Le risque sanitaire sur le quel se focalise le refus français, maintenant soutenu par les allemands et d’autres pays européens, existe certainement mais d’un point de vue global et agricole il est loin d’être le plus important. Les autres risques, plus insidieux, mais déterminants ne sont que trop rarement intégrés dans les débats :

- La maîtrise des semences de toutes les grandes cultures par un nombre très restreint de semenciers leur donnent un immense pouvoir de décision sur qui approvisionner et à quel coût. L’interdiction « contractuelle » pour les agriculteurs de ressemer leurs semences ou l’impossibilité biologique de le faire avec des variétés de type « hybride » ou par l’introduction du gène « Terminator » rend extrêmement problématique la sécurité alimentaire de n’importe quel pays. On retrouve ici la diabolique arme alimentaire avec le « tu acceptes mes conditions sinon je ne te permets pas de cultiver ta nourriture ». En complément, le concept émergeant d’agriculture écologiquement intensive repose sur la multiplication des plantes et des semis, principaux intrants de cette nouvelle voie : accroître davantage la pression économique sur les semences devient donc un non sens agronomique.

- La concentration de la production agricole mondiale sur très peu d’espèces et de génomes, déjà préoccupante, ne ferait que diminuer davantage la biodiversité. A la moindre tare ou problème sanitaire, le risque planétaire est trop important. C’est d’ailleurs le cas actuellement du troupeau laitier qui avec une génétique mondiale qui repose sur moins d’une centaine de géniteurs et de familles, présente déjà des problèmes de consanguinité majeurs.

- Enfin, l’aspect « magique » d’un contrôle unique et permanent avec une nouvelle technologie, aussi performante soit-elle, ne tient jamais dans le temps. Les résistances apparaissent toujours pour apporter la diversité que l’agriculteur a négligé de cultiver. Les repousses de maïs RR dans le soja de cette parcelle ne sont qu’une illustration de ce qui ce passe en matière d’adventices, de maladies et de ravageurs. A titre d’exemple on peut citer le développement d’adventices résistantes au glyphosate aux États-Unis qui demandent un retour aux herbicides racinaire en plus du glyphosate ou encore l’apparition d’un nouvel insecte ravageur du soja et du maïs "Japenese Corn Beattle" qui nécessite l’application d’insecticides en végétation malgré le gène Bt. Avec ces difficultés que découvrent les premiers utilisateurs et la nécessité de revenir à des traitements phytos classiques en complément, les bénéfices environnementaux annoncés ne sont plus au rendez-vous et les avantages économiques alléchants pour les producteurs disparaissent d’autant plus vite que le prix des céréales est bas.

Après les pesticides, les OGM ont peut-être été présentés un peu trop vite comme une solution miracle qui pouvait résoudre tous les problèmes.

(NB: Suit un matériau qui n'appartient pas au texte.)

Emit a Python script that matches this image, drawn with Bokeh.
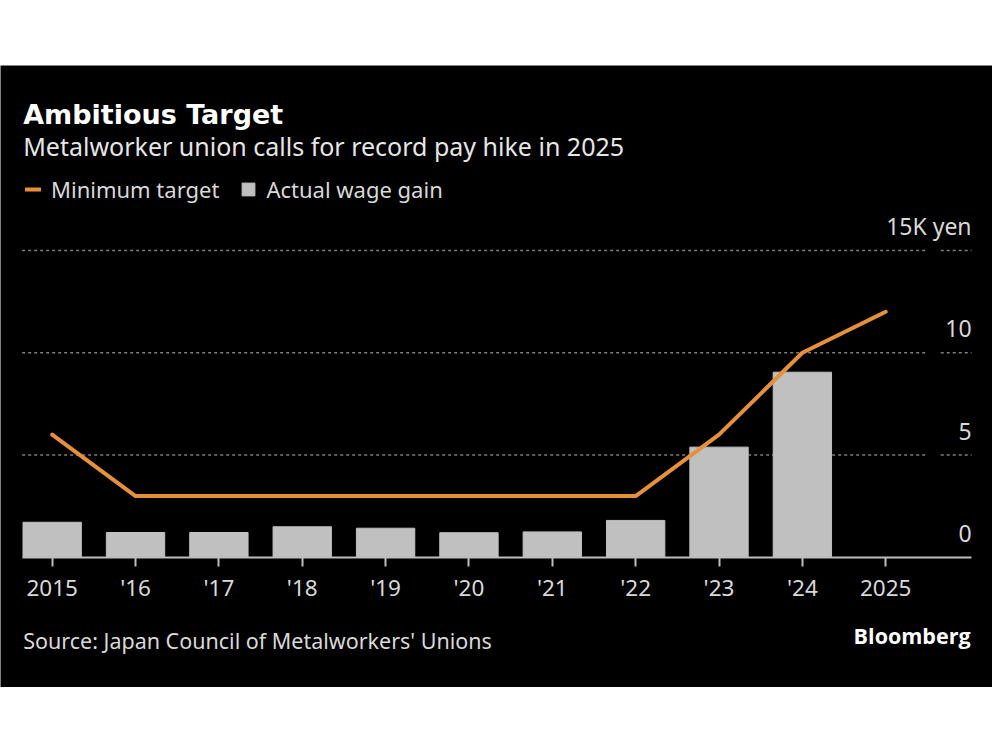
from bokeh.plotting import figure
from bokeh.models import Range1d, FixedTicker, Label, Legend, LegendItem, Spacer
from bokeh.layouts import column
from bokeh.embed import file_html
from bokeh.resources import INLINE
from bokeh.core.properties import value

# ---- data ----
years = ["2015", "'16", "'17", "'18", "'19", "'20", "'21", "'22", "'23", "'24", "2025"]
actual_wage_gain = [1.72, 1.22, 1.22, 1.50, 1.43, 1.21, 1.25, 1.81, 5.39, 9.05, float("nan")]
minimum_target = [6, 3, 3, 3, 3, 3, 3, 3, 6, 10, 12]
y_ticks = [0, 5, 10, 15]
y_tick_labels = ["0", "5", "10", "15K yen"]

FONT = "Noto Sans"
BG = "#000000"
ORANGE = "#e6913a"
BAR = "#c0c0c0"
GRID = "#7e7e7e"
TXT = "#d9d9d9"

x = list(range(len(years)))
W, H = 992, 622
# plotting area of the chart (axis extent) in data units
AX0, AX1 = -0.36, 11.03
# whole panel in data units
X0, X1 = -0.62, 11.281
Y0, Y1 = -6.35, 24.03

p = figure(width=W, height=H, output_backend="svg", toolbar_location=None,
           x_range=Range1d(X0, X1), y_range=Range1d(Y0, Y1),
           background_fill_color=BG, border_fill_color=BG, min_border=0)
p.outline_line_color = None
p.grid.visible = False
p.yaxis.visible = False

# dotted gridlines (with a gap before the right-hand labels)
gl = [t for t in y_ticks if t != 0]
p.segment(x0=AX0, y0=gl, x1=10.48, y1=gl, line_color=GRID, line_width=1.5, line_dash="3 3")
p.segment(x0=10.66, y0=gl, x1=AX1, y1=gl, line_color=GRID, line_width=1.5, line_dash="3 3")

# y labels inside the plot on the right
p.text(x=AX1, y=y_ticks, text=y_tick_labels, text_align="right", text_baseline="alphabetic",
       y_offset=-24, text_font=value(FONT), text_font_size="23px", text_color=TXT)

bars = p.vbar(x=x, top=actual_wage_gain, width=0.70, color=BAR)
line = p.line(x, minimum_target, line_color=ORANGE, line_width=4, line_cap="round", line_join="round")

# x axis at zero
xa = p.xaxis[0]
xa.fixed_location = 0
xa.bounds = (AX0, AX1)
xa.ticker = FixedTicker(ticks=x)
xa.major_label_overrides = {i: years[i] for i in x}
xa.axis_line_color = "#bdbdbd"
xa.axis_line_width = 2
xa.major_tick_line_color = "#bdbdbd"
xa.major_tick_line_width = 2
xa.major_tick_out = 9
xa.major_tick_in = 0
xa.minor_tick_line_color = None
xa.major_label_text_font = FONT
xa.major_label_text_font_size = "22.5px"
xa.major_label_text_color = TXT
xa.major_label_standoff = 6

# legend
legend = Legend(items=[LegendItem(label="Minimum target", renderers=[line]),
                       LegendItem(label="Actual wage gain", renderers=[bars])],
                orientation="horizontal", location=(25, 483),
                background_fill_alpha=0, border_line_alpha=0, padding=0, margin=0,
                spacing=21, label_standoff=10, glyph_width=16, glyph_height=16,
                label_text_font=FONT, label_text_font_size="22px", label_text_color=TXT)
p.add_layout(legend)

def lab(text, xa_, ya_, xo, yo, font, size, color, style="normal", align="left"):
    p.add_layout(Label(x=xa_, y=ya_, x_offset=xo, y_offset=yo, text=text, text_font=font,
                       text_font_size=size, text_font_style=style, text_color=color,
                       text_align=align, text_baseline="alphabetic"))

# titles
lab("Ambitious Target", AX0, Y1, 1, -49, "DejaVu Sans", "27px", "#ffffff", "bold")
lab("Metalworker union calls for record pay hike in 2025", AX0, Y1, 1, -80,
    FONT, "25px", "#e6e6e6")
# footer
lab("Source: Japan Council of Metalworkers' Unions", AX0, 0, 1, -83, FONT, "21.5px", TXT)
lab("Bloomberg", AX1, 0, -1, -78, "Open Sans", "21.5px", "#ffffff", "bold", "right")

layout = column(Spacer(height=65, width=W), p, spacing=0)
open("out.html", "w").write(file_html(layout, INLINE))
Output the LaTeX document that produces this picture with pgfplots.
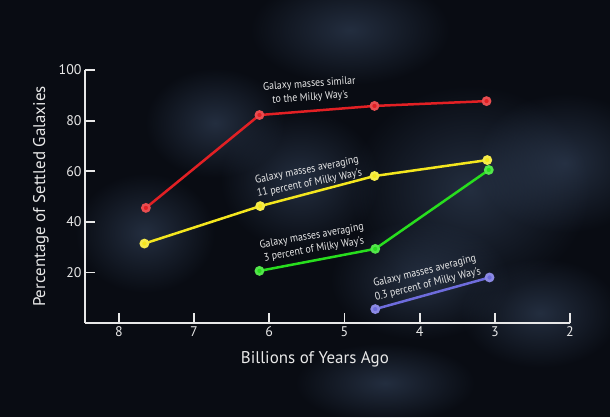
\documentclass[border=0pt]{standalone}
\usepackage{fontspec}
\setmainfont{PT Sans}
\newfontfamily\annfont[FakeStretch=0.9]{PT Sans}
\usepackage{pgfplots}
\pgfplotsset{compat=1.18}
\usetikzlibrary{fadings}
\tikzfading[name=cloudfade, inner color=transparent!0, outer color=transparent!100]

\definecolor{bgdark}{RGB}{9,12,19}
\definecolor{cloud}{RGB}{62,80,108}
\definecolor{axiswhite}{RGB}{232,232,232}
\definecolor{cred}{RGB}{226,32,36}
\definecolor{cyellow}{RGB}{244,230,30}
\definecolor{cgreen}{RGB}{40,222,30}
\definecolor{cblue}{RGB}{110,108,220}

\begin{document}
\begin{tikzpicture}[x=1bp,y=1bp]
% backdrop: dark sky with faint clouds (image px (X,Y) -> (X-85, 323-Y))
\fill[bgdark] (-85,-94) rectangle (525,323);
\useasboundingbox (-85,-94) rectangle (525,323);
\begin{scope}[opacity=0.5]
  \fill[cloud, path fading=cloudfade] (385,133) ellipse (120 and 105);
  \fill[cloud, path fading=cloudfade] (480,160) ellipse (90 and 70);
  \fill[cloud, path fading=cloudfade] (265,293) ellipse (100 and 55);
  \fill[cloud, path fading=cloudfade] (335,43) ellipse (90 and 60);
  \fill[cloud, path fading=cloudfade] (215,143) ellipse (80 and 70);
  \fill[cloud, path fading=cloudfade] (130,200) ellipse (70 and 55);
  \fill[cloud, path fading=cloudfade] (455,10) ellipse (80 and 55);
  \fill[cloud, path fading=cloudfade] (60,90) ellipse (70 and 60);
  \fill[cloud, path fading=cloudfade] (300,-60) ellipse (90 and 40);
\end{scope}

\begin{axis}[
    at={(0,0)}, anchor=south west,
    width=485bp, height=253bp, scale only axis,
    x dir=reverse,
    xmin=2, xmax=8.45,
    ymin=0, ymax=100,
    axis x line*=bottom, axis y line*=left,
    axis line style={axiswhite, line width=2bp},
    xtick={2,3,...,8}, ytick={20,40,60,80,100},
    tick align=inside,
    major tick length=10bp,
    tick style={axiswhite, line width=1.8bp},
    ticklabel style={font=\fontsize{14}{16}\selectfont, text=axiswhite},
    /pgf/number format/assume math mode=true,
    xlabel={Billions of Years Ago},
    ylabel={Percentage of Settled Galaxies},
    every axis x label/.style={at={(axis description cs:0.474,-0.142)}, anchor=center,
        font=\fontsize{17}{19}\selectfont, text=axiswhite},
    every axis y label/.style={at={(axis description cs:-0.0907,0.5)}, rotate=90, anchor=center,
        font=\fontsize{17}{19}\selectfont, text=axiswhite},
    clip=false,
    every axis plot/.append style={line width=2.5bp, mark=*, mark size=3.6bp},
  ]
\addplot[cred, mark options={fill=cred, draw=cred!80!white}] coordinates {
  (7.64,45.5) (6.13,82.2) (4.60,85.8) (3.11,87.7)
};
\addplot[cyellow, mark options={fill=cyellow, draw=cyellow!80!white}] coordinates {
  (7.66,31.4) (6.12,46.2) (4.60,58.1) (3.10,64.4)
};
\addplot[cgreen, mark options={fill=cgreen, draw=cgreen!80!white}] coordinates {
  (6.13,20.6) (4.59,29.3) (3.08,60.5)
};
\addplot[cblue, mark options={fill=cblue, draw=cblue!80!white}] coordinates {
  (4.59,5.5) (3.07,18.0)
};

\begin{scope}[every node/.style={text=axiswhite, align=center,
      font=\annfont\fontsize{11}{13.5}\selectfont, inner sep=0pt}]
\node[rotate=4]    at (axis cs:5.46,91.7) {Galaxy masses similar\\to the Milky Way's};
\node[rotate=11.5] at (axis cs:5.48,57.7) {Galaxy masses averaging\\11 percent of Milky Way's};
\node[rotate=10]   at (axis cs:5.42,31.6) {Galaxy masses averaging\\3 percent of Milky Way's};
\node[rotate=14]   at (axis cs:3.91,17.8) {Galaxy masses averaging\\0.3 percent of Milky Way's};
\end{scope}
\end{axis}
\end{tikzpicture}
\end{document}
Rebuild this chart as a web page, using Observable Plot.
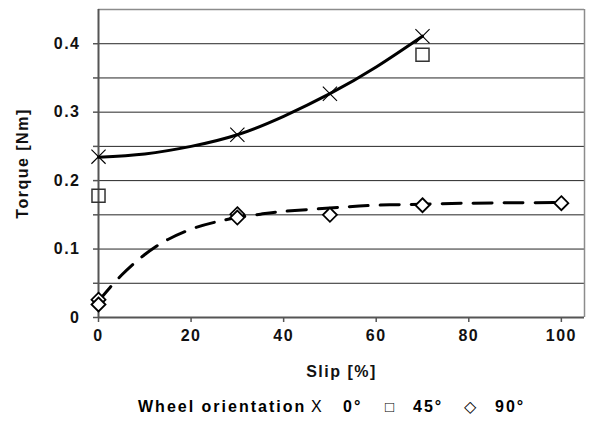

La réalité agronomique et écologique rattrape cependant toute simplification et montre que seule la diversité (des modes de lutte, de cultures et d’approches) est gage de durabilité. Ceci dit, la position européenne est sans doute extrême et donne l’impression de " jeter le bébé avec l’eau du bain. Les biotechnologies ne se limitent pas à faire produire des molécules biocides ou anti-biocides et certaines pistes telles que le " smart breeding " semblent intéressantes, sans oublier que les biotechnologies sont devenues un outil décisif en médecine par exemple.

Enfin, avec cet exemple, nous pouvons répondre à ceux qui argumentent que notre agriculture est en train de prendre 10 ans de retard en refusant les OGM, qu’elle est peut-être en train de prendre 10 ans d’avance sur les chemins de l’agriculture écologiquement intensive.